On March 10, 33-year-old Sarah Everard’s body was discovered south of London, a week after her disappearance. Metropolitan Police male officer Wayne Couzens was charged with her kidnapping and murder two days later. Her death became a symbol of violence against women. Marches and protests were accompanied by another global reckoning over gender inequality.

Women communicated across national borders through social media, sharing their stories on platforms such as Instagram and Twitter. One country commonly left out of these conversations is Turkey, which has also recently seen reignited womens’ rights protests.

Gender-based violence and femicide has been on the rise in Turkey for years. According to the Turkish feminist organization We Will Stop Femicide, 474 women were murdered in Turkey in 2019. In 2009, a study that was conducted by Sage Journals found that 42% of Turkish women from the ages of 15 to 60 were in some way physically or sexually abused by their husbands or male partners. According to Turkey’s justice minister, the murder rate of women rose 1,400% from 2002 to 2009.

The issue intensified in Turkey on March 20, when Turkish President Recep Erdogan pulled Turkey out of the Istanbul Convention. Turkey had signed the international treaty, which sought to combat violence against women and deliver legal justice to perpetrators of it, in 2011.

The reasons for this defense of perpetrators are unclear. Turkish conservatives have argued that Turkey should withdraw because the convention supports the rights of the LGBTQ+ community, which they view as “detrimental to family values.” Many Turkish womens’ rights activists, including opposition parliamentarian Gokce Gokcen, have condemned the withdrawal.
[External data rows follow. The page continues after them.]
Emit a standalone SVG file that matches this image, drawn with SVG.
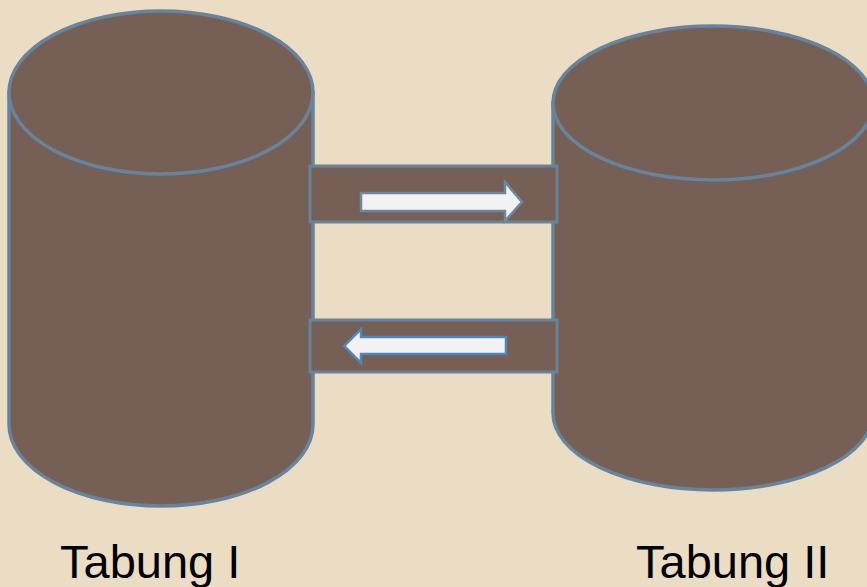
<svg xmlns="http://www.w3.org/2000/svg" width="867" height="587" viewBox="0 0 867 587">
  <style>
    .body { fill: #765F54; stroke: #66849D; stroke-width: 3.5; }
    .pipe { fill: #765F54; stroke: #66849D; stroke-width: 3; }
    .arrow { fill: #F2F2F2; stroke-width: 2.5; stroke-linejoin: miter; }
    .label { font-family: "Liberation Sans", Arial, sans-serif; font-size: 47px; fill: #000; }
  </style>
  <rect width="867" height="587" fill="#EADDC3"/>

  <g id="tabung-1">
    <path class="body" d="M 9 92.5 L 9 424.5 A 152 81.5 0 0 0 313 424.5 L 313 92.5 Z"/>
    <ellipse class="body" cx="161" cy="92.5" rx="152" ry="81.5"/>
  </g>

  <g id="tabung-2">
    <path class="body" d="M 553 103 L 553 413 A 160 77 0 0 0 873 413 L 873 103 Z"/>
    <ellipse class="body" cx="713" cy="103" rx="160" ry="77"/>
  </g>

  <g id="connectors">
    <rect class="pipe" x="310" y="166" width="247" height="56"/>
    <rect class="pipe" x="310" y="320" width="247" height="52"/>
    <path class="arrow" stroke="#6A89A0" d="M 361 193 L 505 193 L 505 182 L 522 202 L 505 221 L 505 211 L 361 211 Z"/>
    <path class="arrow" stroke="#4F86BB" d="M 506 337 L 361 337 L 361 329 L 344 346 L 361 363 L 361 354 L 506 354 Z"/>
  </g>

  <text class="label" x="60" y="578">Tabung I</text>
  <text class="label" x="636" y="578">Tabung II</text>
</svg>
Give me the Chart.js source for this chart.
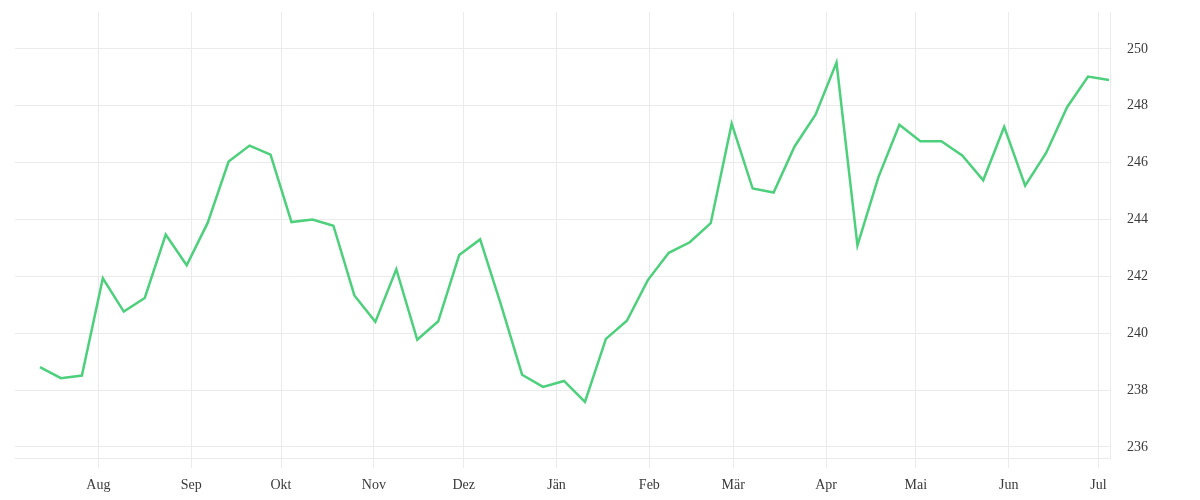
<!DOCTYPE html>
<html>
<head>
<meta charset="utf-8">
<script src="https://cdn.jsdelivr.net/npm/chart.js@4"></script>
<style>
  html, body { margin: 0; padding: 0; background: #fff; }
  #wrap { width: 1200px; height: 500px; }
</style>
</head>
<body>
<div id="wrap"><canvas id="chart"></canvas></div>
<script>
// weekly dates (categories)
const weekDates = [
  "2022-07-12", "2022-07-19", "2022-07-26", "2022-08-02", "2022-08-09", "2022-08-16",
  "2022-08-23", "2022-08-30", "2022-09-06", "2022-09-13", "2022-09-20", "2022-09-27",
  "2022-10-04", "2022-10-11", "2022-10-18", "2022-10-25", "2022-11-01", "2022-11-08",
  "2022-11-15", "2022-11-22", "2022-11-29", "2022-12-06", "2022-12-13", "2022-12-20",
  "2022-12-27", "2023-01-03", "2023-01-10", "2023-01-17", "2023-01-24", "2023-01-31",
  "2023-02-07", "2023-02-14", "2023-02-21", "2023-02-28", "2023-03-07", "2023-03-14",
  "2023-03-21", "2023-03-28", "2023-04-04", "2023-04-11", "2023-04-18", "2023-04-25",
  "2023-05-02", "2023-05-09", "2023-05-16", "2023-05-23", "2023-05-30", "2023-06-06",
  "2023-06-13", "2023-06-20", "2023-06-27", "2023-07-04"
];

const weekValues = [
  238.81, 238.42, 238.51, 241.93, 240.76, 241.24, 243.47, 242.39, 243.88, 246.04,
  246.60, 246.28, 243.91, 244.00, 243.78, 241.33, 240.40, 242.25, 239.77, 240.42,
  242.75, 243.30, 240.99, 238.54, 238.11, 238.32, 237.58, 239.80, 240.44, 241.87,
  242.83, 243.20, 243.87, 247.37, 245.09, 244.95, 246.57, 247.69, 249.52, 243.09,
  245.49, 247.33, 246.75, 246.75, 246.25, 245.38, 247.26, 245.19, 246.34, 247.95,
  249.03, 248.91
];

// month tick positions and labels
const monthStarts = [
  "2022-08-01", "2022-09-01", "2022-10-01", "2022-11-01", "2022-12-01", "2023-01-01",
  "2023-02-01", "2023-03-01", "2023-04-01", "2023-05-01", "2023-06-01", "2023-07-01"
];
const monthLabels = ["Aug", "Sep", "Okt", "Nov", "Dez", "Jän", "Feb", "Mär", "Apr", "Mai", "Jun", "Jul"];

const toTime = (d) => Date.parse(d + "T12:00:00Z");
const toDay = (d) => Date.parse(d + "T00:00:00Z");

const gridColor = "#ebebeb";
const textColor = "#3a3a3a";

const points = weekDates.map((d, i) => ({ x: toTime(d), y: weekValues[i] }));

new Chart(document.getElementById("chart"), {
  type: "line",
  data: {
    datasets: [
      {
        data: points,
        borderColor: "#4dd07b",
        borderWidth: 2.5,
        pointRadius: 0,
        pointHoverRadius: 0,
        tension: 0,
        fill: false,
      },
    ],
  },
  options: {
    responsive: true,
    maintainAspectRatio: false,
    animation: false,
    layout: { padding: { left: 15, top: 12, right: 0, bottom: 0 } },
    plugins: { legend: { display: false }, tooltip: { enabled: false } },
    scales: {
      x: {
        type: "linear",
        min: Date.parse("2022-07-04T04:00:00Z"),
        max: Date.parse("2023-07-04T20:00:00Z"),
        afterBuildTicks: (scale) => {
          scale.ticks = monthStarts.map((d) => ({ value: toDay(d) }));
        },
        afterFit: (scale) => {
          scale.height = 42;
          scale.paddingLeft = 0;
          scale.paddingRight = 0;
        },
        ticks: {
          autoSkip: false,
          maxRotation: 0,
          padding: 9,
          color: textColor,
          font: { family: "'Liberation Serif'", size: 14 },
          callback: (value, index) => monthLabels[index],
        },
        grid: { color: gridColor, tickLength: 10, lineWidth: 1 },
        border: { display: true, color: gridColor },
      },
      y: {
        position: "right",
        min: 235.61,
        max: 251.3,
        afterFit: (scale) => {
          scale.width = 90;
          scale.paddingTop = 0;
          scale.paddingBottom = 0;
        },
        ticks: {
          stepSize: 2,
          includeBounds: false,
          padding: 17,
          color: textColor,
          font: { family: "'Liberation Serif'", size: 14 },
        },
        grid: { color: gridColor, drawTicks: false, lineWidth: 1 },
        border: { display: true, color: gridColor },
      },
    },
  },
});
</script>
</body>
</html>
An official statement issued by a coalition of feminist groups argues that the decision will empower abusers and murderers.

Feminist advocates from other countries have joined Turkish women in the condemnation of this decision and stand in solidarity with protestors there. In July 2020, a #ChallengeAccepted Instagram trend meant to uplift women through black and white selfies helped spread awareness about the high rates of femicide in Turkey.

The crisis in Turkey has resulted in increased sharing and supporting of Turkish womens’ rights campaigns. Among them are the Purple Roof Women’s Shelter Organization, the Turkish Philanthropy Funds and Small Projects Istanbul. Through donations and social media fundraisers, advocates around the world have helped further the cause these groups share: everlasting gender equality.